What problem can you solve?

3. Price availability. This is the most sensitive and critical aspect in my opinion. How are you going to make money? How will you price your products? This part is usually overlooked for reasons unknown to me.

So now let’s say you want to follow your passion for playing the guitar to make a living. Cool. You need to figure out how you will monetize this passion and how in the world you can earn enough money to the pay the rent. Perhaps you’re a social dude and you can give guitar lessons to guys that want to learn guitar to pick up girls (forgot where I read this)? Maybe you hate people and don’t enjoy collecting cash from people and you want to set up an interactive online subscription site? If you want something in between, you can think in terms of playing at weddings and other parties (free food & booze is always a good thing).

I can’t answer this for you, but from my research (yes I do research) it’s clear that pricing needs to be addressed before you join the “follow your passions to make a living” crew.

Do you have to be passionate to make lots of money?

That’s the thing. I really don’t think so. What about all of those folks that make over a 100 grand a year and hate their jobs? Sure they don’t fully enjoy their 9-5 but they have enough money to do whatever they want in their free time. They may not be happy at work but they’re surely happy when they go on a 5 star cruise or when they buy a brand new card. Apparently stress is a killer for these folks, but I wouldn’t know because I’m not one of them.

Can you sacrifice money for passion?

You definitely can. You can work on projects that drive you but don’t pay you even enough so that you can drive. Is it worth it? I can’t answer that for you. If you live at home and are decent with frugality, you really have nothing to lose. On the other hand, if you got a family to feed and bills to pay, the following your passions mantra is going to be pretty difficult to apply.

The main benefit of working on something you’re passionate about is that the worst-case ultimate end result is you just go back to work. If after many months or years, you feel that you can’t earn a decent living follow your passions, then you can always go back to work. As a 20-something that doesn’t sound all that bad, does it?

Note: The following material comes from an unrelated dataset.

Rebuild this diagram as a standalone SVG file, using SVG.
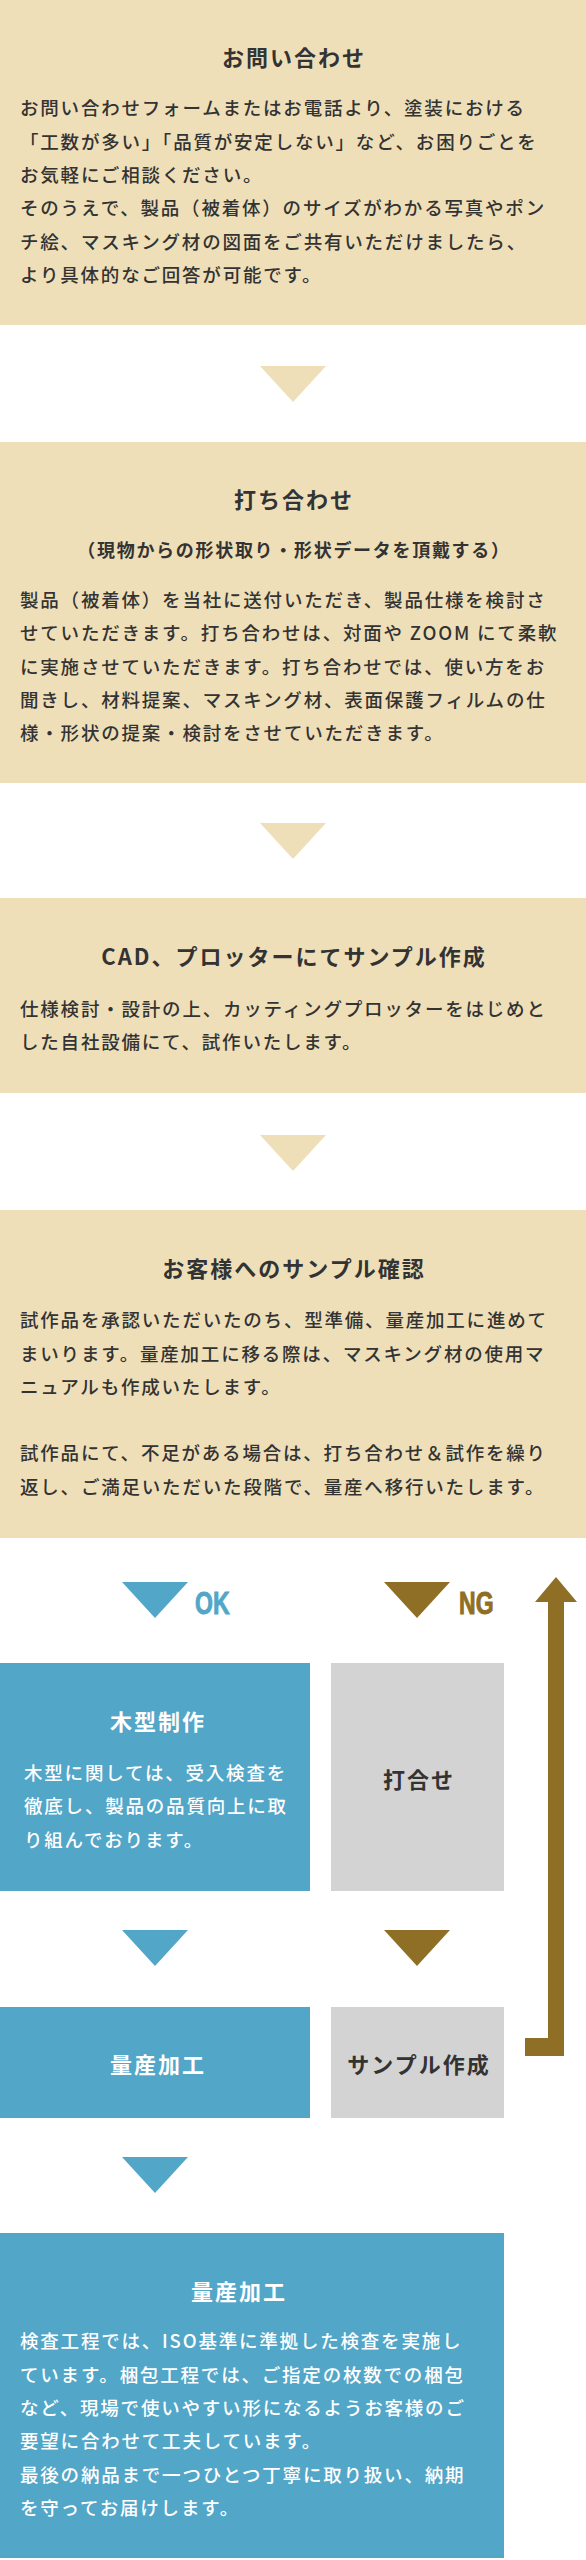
<svg xmlns="http://www.w3.org/2000/svg" width="586" height="2560" viewBox="0 0 586 2560">
<style>
.bg{fill:#EFDFB9}
.blue{fill:#52A6C8}
.brown{fill:#8F6F25}
.gray{fill:#D3D3D3}
text{font-family:"Noto Sans CJK JP","Noto Sans CJK SC",sans-serif}
.t{font-size:22px;font-weight:700;fill:#333;text-anchor:middle;letter-spacing:2px}
.st{font-size:18px;font-weight:700;fill:#333;text-anchor:middle;letter-spacing:1.7px}
.b{font-size:18.5px;font-weight:500;fill:#333;letter-spacing:1.8px}
.w{fill:#fff}
.lab{font-family:"Liberation Sans",Arial,sans-serif;font-size:32px;font-weight:700;stroke-width:1px}
</style>
<rect width="586" height="2560" fill="#fff"/>

<g id="step1">
<rect class="bg" x="0" y="0" width="586" height="325"/>
<text class="t" x="294" y="66">お問い合わせ</text>
<text class="b" x="20" y="115">お問い合わせフォームまたはお電話より、塗装における</text>
<text class="b" x="20" y="149">「工数が多い」「品質が安定しない」など、お困りごとを</text>
<text class="b" x="20" y="182">お気軽にご相談ください。</text>
<text class="b" x="20" y="215">そのうえで、製品（被着体）のサイズがわかる写真やポン</text>
<text class="b" x="20" y="249">チ絵、マスキング材の図面をご共有いただけましたら、</text>
<text class="b" x="20" y="282">より具体的なご回答が可能です。</text>
</g>

<g id="step2">
<rect class="bg" x="0" y="442" width="586" height="341"/>
<text class="t" x="294" y="508">打ち合わせ</text>
<text class="st" x="294" y="557">（現物からの形状取り・形状データを頂戴する）</text>
<text class="b" x="20" y="607">製品（被着体）を当社に送付いただき、製品仕様を検討さ</text>
<text class="b" x="20" y="640">せていただきます。打ち合わせは、対面や ZOOM にて柔軟</text>
<text class="b" x="20" y="674">に実施させていただきます。打ち合わせでは、使い方をお</text>
<text class="b" x="20" y="707">聞きし、材料提案、マスキング材、表面保護フィルムの仕</text>
<text class="b" x="20" y="740">様・形状の提案・検討をさせていただきます。</text>
</g>

<g id="step3">
<rect class="bg" x="0" y="898" width="586" height="195"/>
<text class="t" x="294" y="965">CAD、プロッターにてサンプル作成</text>
<text class="b" x="20" y="1016">仕様検討・設計の上、カッティングプロッターをはじめと</text>
<text class="b" x="20" y="1049">した自社設備にて、試作いたします。</text>
</g>

<g id="step4">
<rect class="bg" x="0" y="1210" width="586" height="328"/>
<text class="t" x="294" y="1277">お客様へのサンプル確認</text>
<text class="b" x="20" y="1327">試作品を承認いただいたのち、型準備、量産加工に進めて</text>
<text class="b" x="20" y="1361">まいります。量産加工に移る際は、マスキング材の使用マ</text>
<text class="b" x="20" y="1394">ニュアルも作成いたします。</text>
<text class="b" x="20" y="1460">試作品にて、不足がある場合は、打ち合わせ＆試作を繰り</text>
<text class="b" x="20" y="1494">返し、ご満足いただいた段階で、量産へ移行いたします。</text>
</g>

<g id="mokkei">
<rect class="blue" x="0" y="1663" width="310" height="228"/>
<text class="t w" x="158" y="1730">木型制作</text>
<text class="b w" x="24" y="1780">木型に関しては、受入検査を</text>
<text class="b w" x="24" y="1813">徹底し、製品の品質向上に取</text>
<text class="b w" x="24" y="1847">り組んでおります。</text>
</g>

<g id="uchiawase">
<rect class="gray" x="331" y="1663" width="173" height="228"/>
<text class="t" x="419" y="1788">打合せ</text>
</g>

<g id="ryousan1">
<rect class="blue" x="0" y="2007" width="310" height="111"/>
<text class="t w" x="158" y="2073">量産加工</text>
</g>

<g id="sample">
<rect class="gray" x="331" y="2007" width="173" height="111"/>
<text class="t" x="419" y="2073">サンプル作成</text>
</g>

<g id="ryousan2">
<rect class="blue" x="0" y="2233" width="504" height="325"/>
<text class="t w" x="239" y="2300">量産加工</text>
<text class="b w" x="20" y="2348">検査工程では、ISO基準に準拠した検査を実施し</text>
<text class="b w" x="20" y="2382">ています。梱包工程では、ご指定の枚数での梱包</text>
<text class="b w" x="20" y="2415">など、現場で使いやすい形になるようお客様のご</text>
<text class="b w" x="20" y="2448">要望に合わせて工夫しています。</text>
<text class="b w" x="20" y="2482">最後の納品まで一つひとつ丁寧に取り扱い、納期</text>
<text class="b w" x="20" y="2515">を守ってお届けします。</text>
</g>

<g id="connectors">
<polygon class="bg" points="260,366 326,366 293,402"/>
<polygon class="bg" points="260,823 326,823 293,859"/>
<polygon class="bg" points="260,1135 326,1135 293,1171"/>
<polygon class="blue" points="122,1582 188,1582 155,1618"/>
<text class="lab" transform="translate(195,1614) scale(0.72,1)" fill="#52A6C8" stroke="#52A6C8">OK</text>
<polygon class="brown" points="384,1582 450,1582 417,1618"/>
<text class="lab" transform="translate(459,1614) scale(0.72,1)" fill="#8F6F25" stroke="#8F6F25">NG</text>
<polygon class="blue" points="122,1930 188,1930 155,1966"/>
<polygon class="brown" points="384,1930 450,1930 417,1966"/>
<polygon class="blue" points="122,2157 188,2157 155,2193"/>
<polygon class="brown" points="525,2056 564,2056 564,1602 577,1602 556,1577 535,1602 548,1602 548,2038 525,2038"/>
</g>
</svg>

Key takeaway point: I have no clue! This is a discussion that I would definitely love to open up. What do you guys think? Do you need to passionate to make lots of money? Can you follow your passions to the path of prosperity? Or should you suck up the stress that comes with the high paying job?

2 thoughts on “Following Your Passions to Making Lots of Money”

  1. To answer your questions: You absolutely don’t have to be passionate to make lots of money as Lyndon’s case shows. All you have to do is being smart and dedicated to your job. Passion is a different level, which makes you want to do your job or whatever it is REGARDLESS of the amount of money up to a certain point.

    After making much more than $50-70,000 for a single person, you DON’T really need much more. It’s just life inflation and gravy (savings) after that.

    The way I look at it is if you can make more money now, it may save your work life down the rod. i.e. takes 10 years to make $500,000 making $50,000/yr or 1 year to make $500,000 if you do so you don’t have to work 9 years in the tail end so you can save and do whatever you want.

    Regarding sucking it up, that’s what I’ve taken in a slightly different approach today in “Treat Your Job As If You Won The Lottery”. Thanks for the mention. When do you graduate btw?

  2. Hey MD,

    I’m going to have a take a similar approach as @Financial Samurai.

    You don’t have to be passionate about your job to make lots of money.

    I work for a big financial services firm and for those who are willing to stay for 10 years or so , they can make 250k+/year. It will be a grind but the money will be there whether passion is there or not.